**PROVIDED MATERIAL:**
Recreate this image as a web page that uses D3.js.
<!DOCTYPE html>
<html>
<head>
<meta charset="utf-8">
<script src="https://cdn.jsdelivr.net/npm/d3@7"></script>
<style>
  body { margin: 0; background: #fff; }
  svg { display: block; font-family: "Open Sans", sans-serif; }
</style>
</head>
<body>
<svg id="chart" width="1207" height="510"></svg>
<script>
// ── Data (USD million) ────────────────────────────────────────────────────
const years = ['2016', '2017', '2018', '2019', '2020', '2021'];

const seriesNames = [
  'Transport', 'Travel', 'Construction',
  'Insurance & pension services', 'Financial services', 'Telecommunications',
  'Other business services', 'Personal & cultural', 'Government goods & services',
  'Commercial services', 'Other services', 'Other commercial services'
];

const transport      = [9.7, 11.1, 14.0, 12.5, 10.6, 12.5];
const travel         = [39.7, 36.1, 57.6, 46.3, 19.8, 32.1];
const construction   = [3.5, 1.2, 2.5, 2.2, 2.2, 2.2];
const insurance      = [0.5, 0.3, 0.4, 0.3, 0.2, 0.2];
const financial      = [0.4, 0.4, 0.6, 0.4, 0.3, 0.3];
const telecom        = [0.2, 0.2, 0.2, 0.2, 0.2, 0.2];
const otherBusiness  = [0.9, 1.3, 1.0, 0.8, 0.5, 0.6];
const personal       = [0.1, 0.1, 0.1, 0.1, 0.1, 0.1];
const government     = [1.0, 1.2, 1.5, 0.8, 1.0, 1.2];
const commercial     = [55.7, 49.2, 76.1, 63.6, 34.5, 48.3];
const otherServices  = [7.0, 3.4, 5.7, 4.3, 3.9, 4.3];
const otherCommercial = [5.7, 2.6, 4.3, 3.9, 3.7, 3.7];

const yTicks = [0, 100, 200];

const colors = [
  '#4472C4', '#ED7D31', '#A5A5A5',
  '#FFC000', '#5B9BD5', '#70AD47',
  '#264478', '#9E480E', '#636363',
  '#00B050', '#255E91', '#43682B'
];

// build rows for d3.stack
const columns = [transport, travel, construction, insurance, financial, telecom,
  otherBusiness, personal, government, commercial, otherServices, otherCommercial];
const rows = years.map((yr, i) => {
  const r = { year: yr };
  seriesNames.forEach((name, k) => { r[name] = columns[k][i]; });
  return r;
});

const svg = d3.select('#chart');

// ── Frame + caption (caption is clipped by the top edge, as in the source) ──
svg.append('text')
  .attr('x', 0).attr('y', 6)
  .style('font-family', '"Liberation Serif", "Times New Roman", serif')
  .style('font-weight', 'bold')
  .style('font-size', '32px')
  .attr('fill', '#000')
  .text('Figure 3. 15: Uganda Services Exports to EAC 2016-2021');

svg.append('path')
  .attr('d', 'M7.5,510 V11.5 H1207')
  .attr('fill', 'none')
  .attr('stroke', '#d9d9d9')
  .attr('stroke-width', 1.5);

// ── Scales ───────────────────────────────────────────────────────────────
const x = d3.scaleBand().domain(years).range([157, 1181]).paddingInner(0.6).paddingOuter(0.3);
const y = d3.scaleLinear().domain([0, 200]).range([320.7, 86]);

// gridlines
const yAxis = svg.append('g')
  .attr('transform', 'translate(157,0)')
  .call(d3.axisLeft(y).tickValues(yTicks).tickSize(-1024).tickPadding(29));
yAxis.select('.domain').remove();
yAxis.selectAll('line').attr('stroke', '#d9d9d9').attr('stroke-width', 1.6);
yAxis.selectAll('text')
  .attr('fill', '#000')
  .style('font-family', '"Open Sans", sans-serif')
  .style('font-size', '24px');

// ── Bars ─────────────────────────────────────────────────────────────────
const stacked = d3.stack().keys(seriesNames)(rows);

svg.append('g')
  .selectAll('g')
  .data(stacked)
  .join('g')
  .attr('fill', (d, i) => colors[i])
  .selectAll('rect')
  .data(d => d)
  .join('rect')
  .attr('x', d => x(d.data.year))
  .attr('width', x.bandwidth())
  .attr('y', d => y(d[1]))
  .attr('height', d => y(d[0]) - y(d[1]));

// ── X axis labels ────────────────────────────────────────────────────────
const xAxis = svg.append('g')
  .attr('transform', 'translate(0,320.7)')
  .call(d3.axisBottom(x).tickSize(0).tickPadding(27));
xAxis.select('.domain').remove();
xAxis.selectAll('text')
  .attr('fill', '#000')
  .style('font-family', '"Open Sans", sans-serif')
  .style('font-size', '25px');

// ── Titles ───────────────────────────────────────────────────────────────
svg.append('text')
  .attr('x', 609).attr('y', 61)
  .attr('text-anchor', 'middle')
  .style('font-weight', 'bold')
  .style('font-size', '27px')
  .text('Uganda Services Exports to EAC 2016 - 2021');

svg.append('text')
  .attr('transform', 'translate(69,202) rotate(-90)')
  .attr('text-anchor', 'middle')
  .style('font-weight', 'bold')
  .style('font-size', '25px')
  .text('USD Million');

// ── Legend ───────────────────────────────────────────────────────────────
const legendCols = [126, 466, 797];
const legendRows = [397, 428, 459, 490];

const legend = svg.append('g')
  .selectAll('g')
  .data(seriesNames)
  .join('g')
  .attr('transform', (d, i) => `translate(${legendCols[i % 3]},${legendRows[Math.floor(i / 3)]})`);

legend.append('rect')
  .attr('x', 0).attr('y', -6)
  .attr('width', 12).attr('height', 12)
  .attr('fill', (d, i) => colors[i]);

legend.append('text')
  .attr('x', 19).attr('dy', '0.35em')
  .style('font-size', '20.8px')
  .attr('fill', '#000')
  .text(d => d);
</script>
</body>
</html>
==
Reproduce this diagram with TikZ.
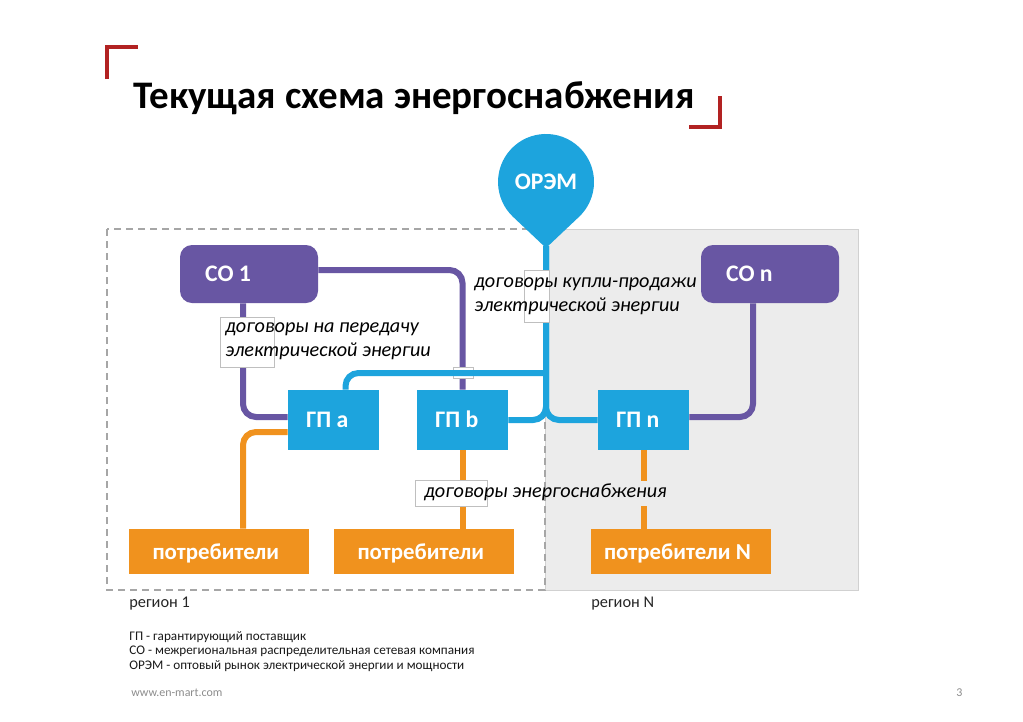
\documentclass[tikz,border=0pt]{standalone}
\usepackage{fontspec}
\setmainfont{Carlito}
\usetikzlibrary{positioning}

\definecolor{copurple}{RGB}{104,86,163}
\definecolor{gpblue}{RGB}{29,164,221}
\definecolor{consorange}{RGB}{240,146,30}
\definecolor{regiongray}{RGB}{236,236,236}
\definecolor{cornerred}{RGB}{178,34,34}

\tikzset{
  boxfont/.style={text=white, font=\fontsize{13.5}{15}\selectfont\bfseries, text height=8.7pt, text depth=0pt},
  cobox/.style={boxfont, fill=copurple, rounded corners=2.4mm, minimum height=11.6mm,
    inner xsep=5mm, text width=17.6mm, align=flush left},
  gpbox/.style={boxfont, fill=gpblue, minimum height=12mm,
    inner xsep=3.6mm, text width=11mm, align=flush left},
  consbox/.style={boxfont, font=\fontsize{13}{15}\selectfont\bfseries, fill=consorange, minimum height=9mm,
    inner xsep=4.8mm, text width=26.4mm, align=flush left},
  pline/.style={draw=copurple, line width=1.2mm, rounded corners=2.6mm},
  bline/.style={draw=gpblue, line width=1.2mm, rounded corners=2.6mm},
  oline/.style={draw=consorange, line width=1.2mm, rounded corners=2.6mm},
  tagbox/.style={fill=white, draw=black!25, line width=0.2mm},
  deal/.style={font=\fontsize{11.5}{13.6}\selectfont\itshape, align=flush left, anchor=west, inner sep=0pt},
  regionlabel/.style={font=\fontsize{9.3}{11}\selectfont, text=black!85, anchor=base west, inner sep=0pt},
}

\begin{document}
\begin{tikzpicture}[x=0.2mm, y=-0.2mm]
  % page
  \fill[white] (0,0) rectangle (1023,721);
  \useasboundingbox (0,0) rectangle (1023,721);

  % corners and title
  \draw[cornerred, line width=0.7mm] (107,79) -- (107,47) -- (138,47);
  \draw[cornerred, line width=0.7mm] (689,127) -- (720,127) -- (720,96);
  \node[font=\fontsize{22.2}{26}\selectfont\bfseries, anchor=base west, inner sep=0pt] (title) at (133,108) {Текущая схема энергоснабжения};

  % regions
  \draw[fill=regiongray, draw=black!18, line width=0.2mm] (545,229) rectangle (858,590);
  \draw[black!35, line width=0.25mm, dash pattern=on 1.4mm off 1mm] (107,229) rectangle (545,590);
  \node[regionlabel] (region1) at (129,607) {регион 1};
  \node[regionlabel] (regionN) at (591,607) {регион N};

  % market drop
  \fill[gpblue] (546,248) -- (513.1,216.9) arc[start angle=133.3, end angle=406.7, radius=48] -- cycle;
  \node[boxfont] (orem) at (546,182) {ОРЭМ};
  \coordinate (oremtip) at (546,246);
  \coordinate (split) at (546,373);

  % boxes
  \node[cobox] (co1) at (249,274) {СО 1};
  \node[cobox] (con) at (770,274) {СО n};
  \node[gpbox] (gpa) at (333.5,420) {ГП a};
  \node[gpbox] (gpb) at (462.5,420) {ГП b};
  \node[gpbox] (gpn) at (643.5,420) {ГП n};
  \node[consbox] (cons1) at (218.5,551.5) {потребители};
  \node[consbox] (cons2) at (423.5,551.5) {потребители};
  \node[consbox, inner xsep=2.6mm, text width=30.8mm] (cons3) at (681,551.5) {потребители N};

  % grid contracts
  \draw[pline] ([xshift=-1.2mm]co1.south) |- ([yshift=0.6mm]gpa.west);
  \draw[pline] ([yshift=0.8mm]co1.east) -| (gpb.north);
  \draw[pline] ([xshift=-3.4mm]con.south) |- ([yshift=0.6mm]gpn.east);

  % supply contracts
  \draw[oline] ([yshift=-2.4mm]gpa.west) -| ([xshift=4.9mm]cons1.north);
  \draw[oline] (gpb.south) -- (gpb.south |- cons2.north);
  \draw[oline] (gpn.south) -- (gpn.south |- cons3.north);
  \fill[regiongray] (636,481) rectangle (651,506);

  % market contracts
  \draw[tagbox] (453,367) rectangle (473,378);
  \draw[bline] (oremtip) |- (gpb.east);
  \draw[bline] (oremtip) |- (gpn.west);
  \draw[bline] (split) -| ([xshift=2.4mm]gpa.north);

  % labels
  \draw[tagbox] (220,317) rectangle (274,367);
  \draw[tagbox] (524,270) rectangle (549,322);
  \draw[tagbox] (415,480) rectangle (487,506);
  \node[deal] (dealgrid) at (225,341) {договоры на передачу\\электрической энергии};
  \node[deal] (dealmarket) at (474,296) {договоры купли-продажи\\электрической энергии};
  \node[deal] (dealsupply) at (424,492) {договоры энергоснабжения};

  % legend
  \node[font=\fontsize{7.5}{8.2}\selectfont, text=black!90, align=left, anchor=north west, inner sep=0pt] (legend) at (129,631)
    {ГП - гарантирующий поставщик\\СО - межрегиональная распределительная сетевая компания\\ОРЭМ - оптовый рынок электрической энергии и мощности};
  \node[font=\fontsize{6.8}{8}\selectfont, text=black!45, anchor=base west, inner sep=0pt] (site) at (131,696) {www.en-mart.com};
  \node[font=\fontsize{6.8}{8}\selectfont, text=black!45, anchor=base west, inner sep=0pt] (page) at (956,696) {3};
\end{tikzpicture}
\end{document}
==
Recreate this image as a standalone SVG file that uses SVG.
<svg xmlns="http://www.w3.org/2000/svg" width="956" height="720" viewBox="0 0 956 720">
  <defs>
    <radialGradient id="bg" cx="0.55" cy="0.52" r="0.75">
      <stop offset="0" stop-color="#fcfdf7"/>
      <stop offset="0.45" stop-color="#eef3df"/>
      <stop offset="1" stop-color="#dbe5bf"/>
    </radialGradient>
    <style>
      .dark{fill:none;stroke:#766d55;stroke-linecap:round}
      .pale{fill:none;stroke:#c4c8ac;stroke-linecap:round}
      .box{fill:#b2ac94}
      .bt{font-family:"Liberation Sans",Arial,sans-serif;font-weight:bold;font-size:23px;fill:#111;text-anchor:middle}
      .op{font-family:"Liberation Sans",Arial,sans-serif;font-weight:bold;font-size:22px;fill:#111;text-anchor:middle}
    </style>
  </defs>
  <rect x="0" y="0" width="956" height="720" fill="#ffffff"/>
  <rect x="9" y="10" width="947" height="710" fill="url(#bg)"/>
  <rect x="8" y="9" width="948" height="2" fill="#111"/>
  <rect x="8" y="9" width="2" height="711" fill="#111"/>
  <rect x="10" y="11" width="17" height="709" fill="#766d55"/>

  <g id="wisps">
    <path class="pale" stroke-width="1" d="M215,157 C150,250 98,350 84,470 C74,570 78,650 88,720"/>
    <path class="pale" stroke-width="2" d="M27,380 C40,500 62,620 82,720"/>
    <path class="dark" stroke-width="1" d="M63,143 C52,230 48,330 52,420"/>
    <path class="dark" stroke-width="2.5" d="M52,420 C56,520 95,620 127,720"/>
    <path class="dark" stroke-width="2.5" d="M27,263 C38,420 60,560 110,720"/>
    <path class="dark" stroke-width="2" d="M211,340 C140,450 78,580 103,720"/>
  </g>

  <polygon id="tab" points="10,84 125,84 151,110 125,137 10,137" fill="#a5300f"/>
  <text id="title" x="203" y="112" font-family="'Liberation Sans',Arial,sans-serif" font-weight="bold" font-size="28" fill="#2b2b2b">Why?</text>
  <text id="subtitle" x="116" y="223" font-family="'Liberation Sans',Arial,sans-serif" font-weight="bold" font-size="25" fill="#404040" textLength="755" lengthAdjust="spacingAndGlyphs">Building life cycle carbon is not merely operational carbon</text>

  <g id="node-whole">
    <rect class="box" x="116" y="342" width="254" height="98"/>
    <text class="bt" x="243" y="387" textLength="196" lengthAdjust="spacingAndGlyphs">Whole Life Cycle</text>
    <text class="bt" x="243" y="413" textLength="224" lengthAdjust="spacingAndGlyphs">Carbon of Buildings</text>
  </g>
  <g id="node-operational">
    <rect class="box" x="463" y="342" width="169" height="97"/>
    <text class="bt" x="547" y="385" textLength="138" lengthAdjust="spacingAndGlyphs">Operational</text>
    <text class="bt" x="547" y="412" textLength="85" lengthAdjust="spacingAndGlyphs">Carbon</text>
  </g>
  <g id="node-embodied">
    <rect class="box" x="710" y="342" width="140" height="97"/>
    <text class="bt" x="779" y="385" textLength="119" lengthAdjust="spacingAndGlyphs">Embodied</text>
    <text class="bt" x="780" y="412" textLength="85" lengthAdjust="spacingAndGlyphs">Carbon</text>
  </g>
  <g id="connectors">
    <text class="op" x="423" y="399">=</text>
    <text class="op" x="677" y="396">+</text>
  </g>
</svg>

**WHAT NEEDS TO BE DONE:** Starting at the line that contains "Recreate this image as a web", repeat each line exactly, and stop after the line that contains "const yTicks = [0, 100, 200];".

**WRITTEN RESPONSE:**
Recreate this image as a web page that uses D3.js.
<!DOCTYPE html>
<html>
<head>
<meta charset="utf-8">
<script src="https://cdn.jsdelivr.net/npm/d3@7"></script>
<style>
  body { margin: 0; background: #fff; }
  svg { display: block; font-family: "Open Sans", sans-serif; }
</style>
</head>
<body>
<svg id="chart" width="1207" height="510"></svg>
<script>
// ── Data (USD million) ────────────────────────────────────────────────────
const years = ['2016', '2017', '2018', '2019', '2020', '2021'];

const seriesNames = [
  'Transport', 'Travel', 'Construction',
  'Insurance & pension services', 'Financial services', 'Telecommunications',
  'Other business services', 'Personal & cultural', 'Government goods & services',
  'Commercial services', 'Other services', 'Other commercial services'
];

const transport      = [9.7, 11.1, 14.0, 12.5, 10.6, 12.5];
const travel         = [39.7, 36.1, 57.6, 46.3, 19.8, 32.1];
const construction   = [3.5, 1.2, 2.5, 2.2, 2.2, 2.2];
const insurance      = [0.5, 0.3, 0.4, 0.3, 0.2, 0.2];
const financial      = [0.4, 0.4, 0.6, 0.4, 0.3, 0.3];
const telecom        = [0.2, 0.2, 0.2, 0.2, 0.2, 0.2];
const otherBusiness  = [0.9, 1.3, 1.0, 0.8, 0.5, 0.6];
const personal       = [0.1, 0.1, 0.1, 0.1, 0.1, 0.1];
const government     = [1.0, 1.2, 1.5, 0.8, 1.0, 1.2];
const commercial     = [55.7, 49.2, 76.1, 63.6, 34.5, 48.3];
const otherServices  = [7.0, 3.4, 5.7, 4.3, 3.9, 4.3];
const otherCommercial = [5.7, 2.6, 4.3, 3.9, 3.7, 3.7];

const yTicks = [0, 100, 200];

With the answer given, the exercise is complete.